The DEX volume has surpassed its all-time high as yield farming trend continues to gain popularity.
As Forbes reported, DeFi yield farming has become the latest trend in cryptocurrency trading. According to the report, yield farming is the “act of leveraging” decentralized finance (DeFi) protocols and solutions to generate high rates of return.
DEX Volume sets new all-time high
According to Dune Analytics, a website that collects Ethereum data, the decentralized exchange or DEX volume broke its all-time high last week. DEX volume soared to $503 million worth of traded assets.
The majority of the trade volume was hosted by Curve Finance and Uniswap that supported the trading of $211 million and $135 million respectively. The rapid increase in DEX volume can be attributed to the rise of yield farming.
Yield farming allows investors to earn up to 100 percent annual interest of their USD investments. Furthermore, bonuses and incentives can cause the revenue to rise even higher than 100 percent.
How does it work?
As explained by Tony Sheng on Twitter, yield farming can be done by lending your money to other people. While traditional banks offer interest rates close to one percent DeFi is offering at least a hundred times higher.
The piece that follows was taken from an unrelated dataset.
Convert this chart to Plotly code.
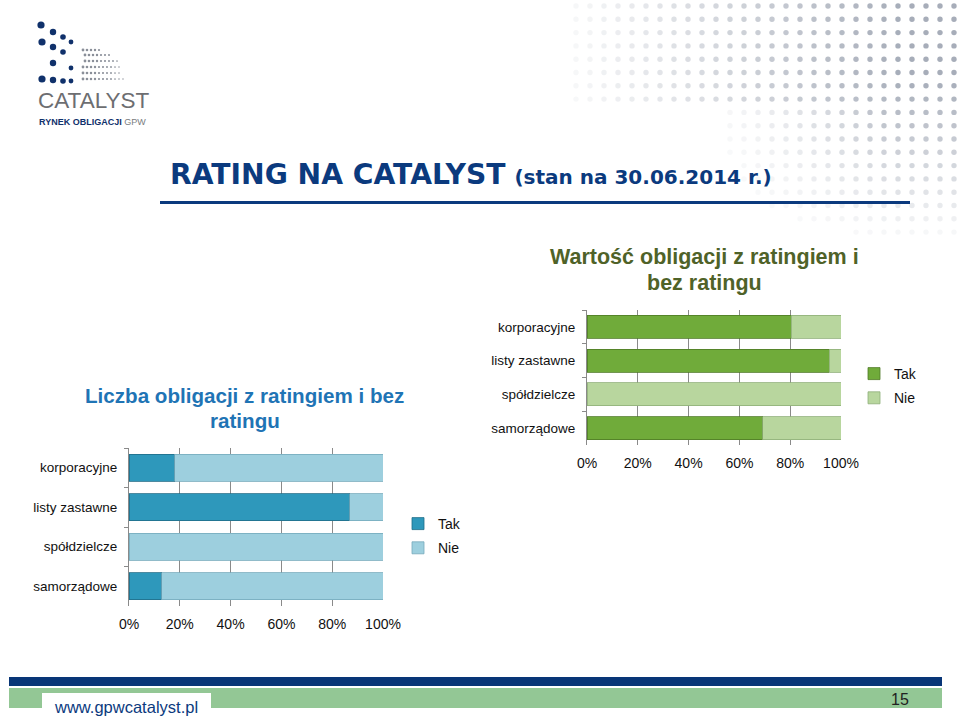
import plotly.graph_objects as go

# ---------------- data ----------------
categories = ["korporacyjne", "listy zastawne", "spółdzielcze", "samorządowe"]
# Wartość obligacji z ratingiem i bez ratingu (% of value)
value_tak = [80.5, 95.3, 0.0, 69.1]
value_nie = [19.5, 4.7, 100.0, 30.9]
# Liczba obligacji z ratingiem i bez ratingu (% of count)
count_tak = [18.1, 86.9, 0.0, 12.8]
count_nie = [81.9, 13.1, 100.0, 87.2]
series_names = ["Tak", "Nie"]
tick_values = [0, 20, 40, 60, 80, 100]
tick_labels = ["0%", "20%", "40%", "60%", "80%", "100%"]

W, H = 960, 725
def px(x):
    return x / W
def py(y):
    return 1 - y / H

GREEN_TAK, GREEN_NIE = "#70ab3a", "#b8d69e"
BLUE_TAK, BLUE_NIE = "#2e98bb", "#9dcfde"
NAVY = "#0b3a7e"
FONT = "Liberation Sans, Arial, sans-serif"

fig = go.Figure()

fig.add_trace(go.Bar(y=categories, x=value_tak, name=series_names[0], orientation="h",
                     marker=dict(color=GREEN_TAK, line=dict(color="#4f7a26", width=0.8)),
                     xaxis="x", yaxis="y", legend="legend", legendgroup="g_tak"))
fig.add_trace(go.Bar(y=categories, x=value_nie, name=series_names[1], orientation="h",
                     marker=dict(color=GREEN_NIE, line=dict(color="#8eaf78", width=0.8)),
                     xaxis="x", yaxis="y", legend="legend", legendgroup="g_nie"))
fig.add_trace(go.Bar(y=categories, x=count_tak, name=series_names[0], orientation="h",
                     marker=dict(color=BLUE_TAK, line=dict(color="#1f6d88", width=0.8)),
                     xaxis="x2", yaxis="y2", legend="legend2", legendgroup="b_tak"))
fig.add_trace(go.Bar(y=categories, x=count_nie, name=series_names[1], orientation="h",
                     marker=dict(color=BLUE_NIE, line=dict(color="#76aabb", width=0.8)),
                     xaxis="x2", yaxis="y2", legend="legend2", legendgroup="b_nie"))

xcommon = dict(range=[0, 100], tickvals=tick_values, ticktext=tick_labels, automargin=False,
               showgrid=True, gridcolor="#8a8a8a", gridwidth=1, zeroline=False,
               showline=False, ticks="", ticklabelstandoff=8,
               tickfont=dict(family=FONT, size=14, color="#111"), fixedrange=True)
ycommon = dict(type="category", autorange="reversed", showline=True, linecolor="#8a8a8a",
               linewidth=1, ticks="outside", tickson="boundaries", ticklen=4, automargin=False,
               tickcolor="#8a8a8a", showgrid=False, ticklabelstandoff=8,
               tickfont=dict(family=FONT, size=13.5, color="#111"), fixedrange=True)

legend_common = dict(xanchor="left", yanchor="top", traceorder="grouped",
                     bgcolor="rgba(0,0,0,0)", tracegroupgap=3,
                     font=dict(family=FONT, size=14, color="#111"), itemwidth=30)

fig.update_layout(
    template="none",
    width=W, height=H, autosize=False, margin=dict(l=0, r=0, t=0, b=0, pad=0),
    paper_bgcolor="white", plot_bgcolor="rgba(0,0,0,0)",
    barmode="stack", bargap=0.32,
    xaxis=dict(domain=[px(587), px(841)], anchor="y", **xcommon),
    yaxis=dict(domain=[py(445), py(310)], anchor="x", **ycommon),
    xaxis2=dict(domain=[px(129), px(383)], anchor="y2", **xcommon),
    yaxis2=dict(domain=[py(606), py(448)], anchor="x2", **ycommon),
    legend=dict(x=px(854), y=py(358), **legend_common),
    legend2=dict(x=px(398), y=py(508), **legend_common),
)

shapes = []
# decorative dot pattern (top right background)
for r in range(18):
    yc = 6 + r * 13.3
    for c in range(30):
        xc = 548 + c * 14
        if xc > 956:
            continue
        fx = min(1.0, max(0.0, (xc - 540) / 360))
        fy = min(1.0, max(0.0, (250 - yc) / 170))
        op = fx * fy * 0.8
        if r >= 8:
            op *= min(1.0, max(0.0, (xc - 680) / 200))
        if op < 0.06:
            continue
        shapes.append(dict(type="circle", xref="paper", yref="paper", layer="below",
                           x0=px(xc - 2.7), x1=px(xc + 2.7), y0=py(yc + 2.7), y1=py(yc - 2.7),
                           fillcolor="rgb(145,153,168)", opacity=round(op, 3),
                           line=dict(width=0)))

# logo dots (navy)
navy_dots = [(41, 25, 3.6), (53, 32, 3.2), (63, 37, 2.8), (71, 42, 2.4),
             (42, 42, 3.6), (53, 47, 3.2), (63, 52, 2.8),
             (53, 63, 3.2), (71, 68, 2.4),
             (42, 79, 3.6), (53, 80, 3.2), (63, 81, 2.8), (71, 81, 2.4)]
for (xc, yc, rr) in navy_dots:
    shapes.append(dict(type="circle", xref="paper", yref="paper",
                       x0=px(xc - rr), x1=px(xc + rr), y0=py(yc + rr), y1=py(yc - rr),
                       fillcolor="#10316b", line=dict(width=0)))
# logo dots (grey, small)
grey_rows = [(50, 83, 5), (55, 85, 7), (61, 85, 9), (67, 83, 10), (73, 83, 10), (79, 83, 11)]
for (yc, x0, n) in grey_rows:
    for k in range(n):
        xc = x0 + k * 4
        rr = max(0.7, 1.4 - k * 0.07)
        shapes.append(dict(type="circle", xref="paper", yref="paper",
                           x0=px(xc - rr), x1=px(xc + rr), y0=py(yc + rr), y1=py(yc - rr),
                           fillcolor="#8a8f99", line=dict(width=0)))

# title underline
shapes.append(dict(type="line", xref="paper", yref="paper", x0=px(160), x1=px(910),
                   y0=py(202.5), y1=py(202.5), line=dict(color=NAVY, width=3)))
# footer bands
shapes.append(dict(type="rect", xref="paper", yref="paper", x0=px(9), x1=px(942),
                   y0=py(686), y1=py(677), fillcolor="#083577", line=dict(width=0)))
shapes.append(dict(type="rect", xref="paper", yref="paper", x0=px(9), x1=px(942),
                   y0=py(708), y1=py(688), fillcolor="#93c795", line=dict(width=0)))
shapes.append(dict(type="rect", xref="paper", yref="paper", x0=px(42), x1=px(211),
                   y0=py(725), y1=py(693), fillcolor="white", line=dict(width=0)))
fig.update_layout(shapes=shapes)

ann = []
def text(x, y, s, size, color, anchor="center", family=FONT):
    ann.append(dict(x=px(x), y=py(y), xref="paper", yref="paper", text=s, showarrow=False,
                    xanchor=anchor, yanchor="middle",
                    font=dict(family=family, size=size, color=color)))

TITLE_FONT = "DejaVu Sans, Verdana, sans-serif"
text(168, 174, "<b>RATING NA CATALYST</b> <b><span style='font-size:20px'>(stan na 30.06.2014 r.)</span></b>",
     28.2, NAVY, anchor="left", family=TITLE_FONT)
text(704, 257, "<b>Wartość obligacji z ratingiem i</b>", 21.5, "#4f6228")
text(704, 283, "<b>bez ratingu</b>", 21.5, "#4f6228")
text(245, 395, "<b>Liczba obligacji z ratingiem i bez</b>", 20.6, "#1f74b5")
text(245, 420, "<b>ratingu</b>", 20.6, "#1f74b5")
# logo text
text(36, 100, "CATALYST", 22.5, "#6d6e71", anchor="left")
text(37, 122, "<b>RYNEK OBLIGACJI</b> <span style='color:#7a7c80'>GPW</span>", 9,
     "#10316b", anchor="left")
# footer text
text(52, 707, "www.gpwcatalyst.pl", 16.5, NAVY, anchor="left")
text(900, 699, "15", 16, "#222")
fig.update_layout(annotations=ann)

fig.write_html("out.html", config={"responsive": False},
               post_script="document.body.style.margin='0';document.body.style.overflow='hidden';")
Borrowers across DeFi are incentivized to borrow money and pay a higher rate than traditional investors. This is because they believe that they can much more than they have borrowed.
You can lend your money at platforms such as Compound Finance to gain revenue and earn bonus cash back on the interests you earn. To increase your profits, you can use your money to borrow more money and lend that sum to the platform.